Bentuk dan Cara Memakai Iket
Berdasarkan data yang ada kurang lebih tercatat sekitar 22 Jenis
Iketan Buhun / dahulu dan 22 Jenis Iketan Kiwari/ sekarang dan ini masih
terus berkembang dikarenakan kreatifitas dan kehendak para pelestari
budaya sunda khususnya bidang iket (Totopong).
Dahulu Jenis Iket baik Motif maupun warna dibedakan berdasarkan
status sosial seseorang. Begitu pula jenis iketan nya membedakan maksud,
makna dan tujuan yang tersirat dar iketan itu sendiri . sebagai contoh :
Iket Buhun (Dahulu)
- Barangbang Semplakyaitu Pelepah Pohon Kelapa yang sudah kering yang patah namun masih menempel. Jenis Iketan ini biasa diperguanakan oleh Jawara namun untuk sekarang luas dipergunakan oleh masyarakat biasa dipergunakan dalam pementasan seni pencak silat. Dll
- Parengkos Jengkol artinya parengkos tertutup, terbungkus sedangkan jengkol adalah buah jengkol bau namun tetap sering digemari. Iket jenis ini biasa dipergunakan oleh para nigrat dengan ciri lain terdapat cula / patuk wali pada bagian kening seperti segita terbalik.
- Julang Ngapak yaitu Julang berasal dari nama se-ekor burung , ngapak yaitu sayapnya yang mengepakan sayap karena bentuk dari iket ini menyerupai burung julang yang sedang terbang mengepakan sayapnya.

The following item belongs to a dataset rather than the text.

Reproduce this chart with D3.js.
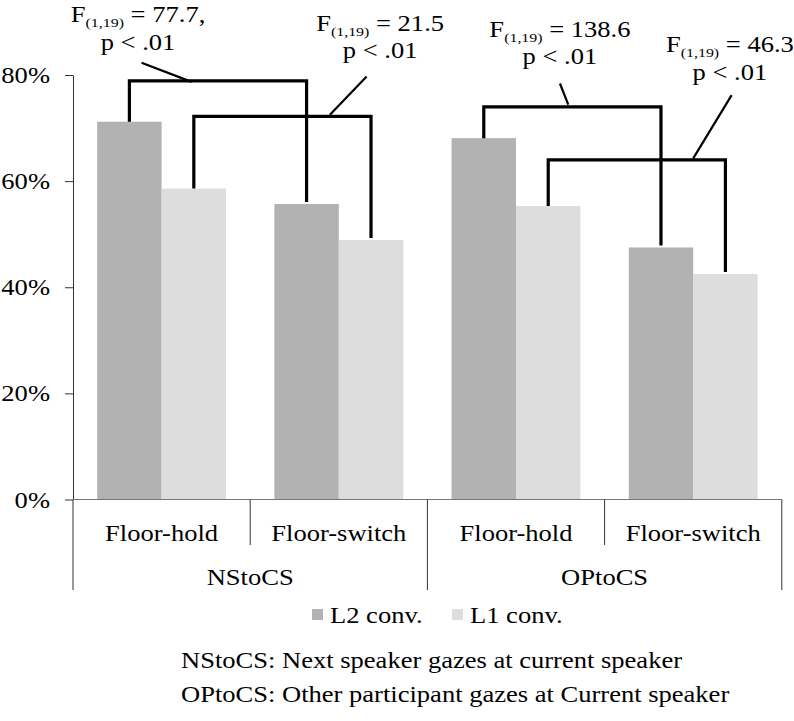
<!DOCTYPE html>
<html><head><meta charset="utf-8">
<script src="https://cdn.jsdelivr.net/npm/d3@7"></script>
<style>body{margin:0;background:#fff}text{font-family:"Liberation Serif","Times New Roman",serif;fill:#000}</style>
</head><body><svg id="c" width="794" height="721"></svg>
<script>
const groups = ["NStoCS", "OPtoCS"];
const conditions = ["Floor-hold", "Floor-switch"];
const seriesNames = ["L2 conv.", "L1 conv."];
const seriesColors = ["#b2b2b2", "#dddddd"];
const l2Values = [0.712, 0.557, 0.681, 0.475];
const l1Values = [0.586, 0.489, 0.553, 0.425];
const yTicks = [0, 0.2, 0.4, 0.6, 0.8];
// brackets: [category a, category b, series index, bracket level]
const brackets = [
  {a:0, b:1, s:0, level:0.789},
  {a:0, b:1, s:1, level:0.722},
  {a:2, b:3, s:0, level:0.740},
  {a:2, b:3, s:1, level:0.640}
];
// annotation texts + leader lines (x in category units, y in value units)
const annotations = [
  {stat:"77.7,", x:0.367, y1:0.900, y2:0.847, lx:[0.387,0.669], ly:[0.823,0.787]},
  {stat:"21.5",  x:1.733, y1:0.883, y2:0.832, lx:[1.657,1.450], ly:[0.797,0.725]},
  {stat:"138.6", x:2.748, y1:0.872, y2:0.820, lx:[2.748,2.795], ly:[0.784,0.744]},
  {stat:"46.3",  x:3.707, y1:0.843, y2:0.791, lx:[3.717,3.500], ly:[0.762,0.643]}
];
const notes = ["NStoCS: Next speaker gazes at current speaker",
               "OPtoCS: Other participant gazes at Current speaker"];

const svg = d3.select("#c");
const left = 73, right = 781.8, y0 = 499.5, yTop = 75;
const FS = 22.5, SX = 1.18;
const cats = [];
groups.forEach(g => conditions.forEach(c => cats.push(g + "|" + c)));
const x = d3.scaleBand().domain(cats).range([left, right]).padding(0);
const xs = d3.scaleBand().domain(seriesNames).range([0, x.bandwidth()]).paddingInner(0).paddingOuter(0.375);
const xc = d3.scaleLinear().domain([0, 4]).range([left, right]);
const y = d3.scaleLinear().domain([0, 0.8]).range([y0, yTop]);
const vals = [l2Values, l1Values];

// stretched text helper
function txt(parent, px, py, anchor) {
  return parent.append("text").attr("transform", `translate(${px},${py}) scale(${SX},1)`)
    .attr("text-anchor", anchor || "start").attr("font-size", FS);
}

// bars
seriesNames.forEach((s, si) => {
  svg.append("g").selectAll("rect").data(vals[si]).join("rect")
    .attr("x", (d, i) => x(cats[i]) + xs(s))
    .attr("width", xs.bandwidth())
    .attr("y", d => y(d))
    .attr("height", d => y(0) - y(d))
    .attr("fill", seriesColors[si]);
});

// y axis
const ya = svg.append("g").attr("transform", `translate(${left},0)`)
  .call(d3.axisLeft(y).tickValues(yTicks).tickFormat(d3.format(".0%")).tickSize(8).tickSizeOuter(0));
ya.select(".domain").attr("stroke", "#333");
ya.selectAll(".tick line").attr("stroke", "#333");
ya.selectAll(".tick text").attr("font-size", FS).attr("x", null).attr("dy", null)
  .attr("transform", `translate(-23,7.5) scale(${SX},1)`).attr("fill", "#000");

// x axis line
svg.append("line").attr("x1", left).attr("x2", right).attr("y1", y0).attr("y2", y0).attr("stroke", "#777").attr("stroke-width", 1.2);
// separators
d3.range(5).forEach(i => {
  const b = xc(i);
  svg.append("line").attr("x1", b).attr("x2", b).attr("y1", y0).attr("y2", i % 2 === 0 ? 590 : 545)
    .attr("stroke", "#333").attr("stroke-width", 1);
});
// condition labels
cats.forEach(c => {
  txt(svg, x(c) + x.bandwidth() / 2, 541, "middle").text(c.split("|")[1]);
});
groups.forEach((g, i) => {
  txt(svg, xc(i * 2 + 1), 585, "middle").text(g);
});

// brackets
const barCenter = (ci, si) => x(cats[ci]) + xs(seriesNames[si]) + xs.bandwidth() / 2;
brackets.forEach(b => {
  const xa = barCenter(b.a, b.s), xb = barCenter(b.b, b.s);
  const ya1 = y(vals[b.s][b.a]), yb1 = y(vals[b.s][b.b]) - 2, yl = y(b.level);
  svg.append("path").attr("d", `M${xa},${ya1}V${yl}H${xb}V${yb1}`)
    .attr("fill", "none").attr("stroke", "#000").attr("stroke-width", 3.2);
});
// annotations
annotations.forEach(a => {
  svg.append("line").attr("x1", xc(a.lx[0])).attr("y1", y(a.ly[0])).attr("x2", xc(a.lx[1])).attr("y2", y(a.ly[1]))
    .attr("stroke", "#000").attr("stroke-width", 2.2);
  const t = txt(svg, xc(a.x), y(a.y1), "middle");
  t.append("tspan").text("F");
  t.append("tspan").attr("font-size", FS * 0.6).attr("dy", 5).text("(1,19)");
  t.append("tspan").attr("dy", -5).text(" = " + a.stat);
  txt(svg, xc(a.x), y(a.y2), "middle").text("p < .01");
});

// legend
const legX = [312, 452];
seriesNames.forEach((s, i) => {
  svg.append("rect").attr("x", legX[i]).attr("y", 609).attr("width", 11).attr("height", 11).attr("fill", seriesColors[i]);
  txt(svg, legX[i] + 18, 623).text(s);
});
// notes
notes.forEach((n, i) => {
  txt(svg, 181, 668 + i * 34).text(n);
});
</script></body></html>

Ike jenis ini umum dipergunakan pada tokoh lengser (penyambut tamu) dalam acara-acara adat seperti upacara adat perkawinan khas sunda.
- Dan masih banyak lagi jenis iketan buhun (dahulu) yang lainnya seperti Tug liwet/Tutup Liwet, Parengkos Nangka, Koncer. Kebo Ngencar, Lohe’n, Kebo Modol, Kole Nyangsang, Porteng, Rupa Iket Adat Kampung Naga, Udeng Ciptagelar dan masih banyak lagi yang semuanya diambil dari simbol-simbol alam
Iket Kiwari (Sekarang)
Iket kiwari yaitu jenis iketan yang ada pada zaman sekarang sebagai
betuk apresiasi para budayawan sunda mengembangkan penemuan nya dalam
bidang iket seperti jenis iket Mahkuta Wangsa yang sering kita temui
yaitu melambangkan Tri Tangtu yaitu Bumi, Negri dan Diri
Ketika Iket yang berbentuk Persegi Empat dilipat menjadi dua sehingga
membentuk Persegi tiga maka akan berbentuk seperti gambar diatas, makna
yang tersira pada iket ini mengingatkan kita akan tiga hal penting
yaitu keselarasan mengendalikan Diri, Bumi dan Negeri.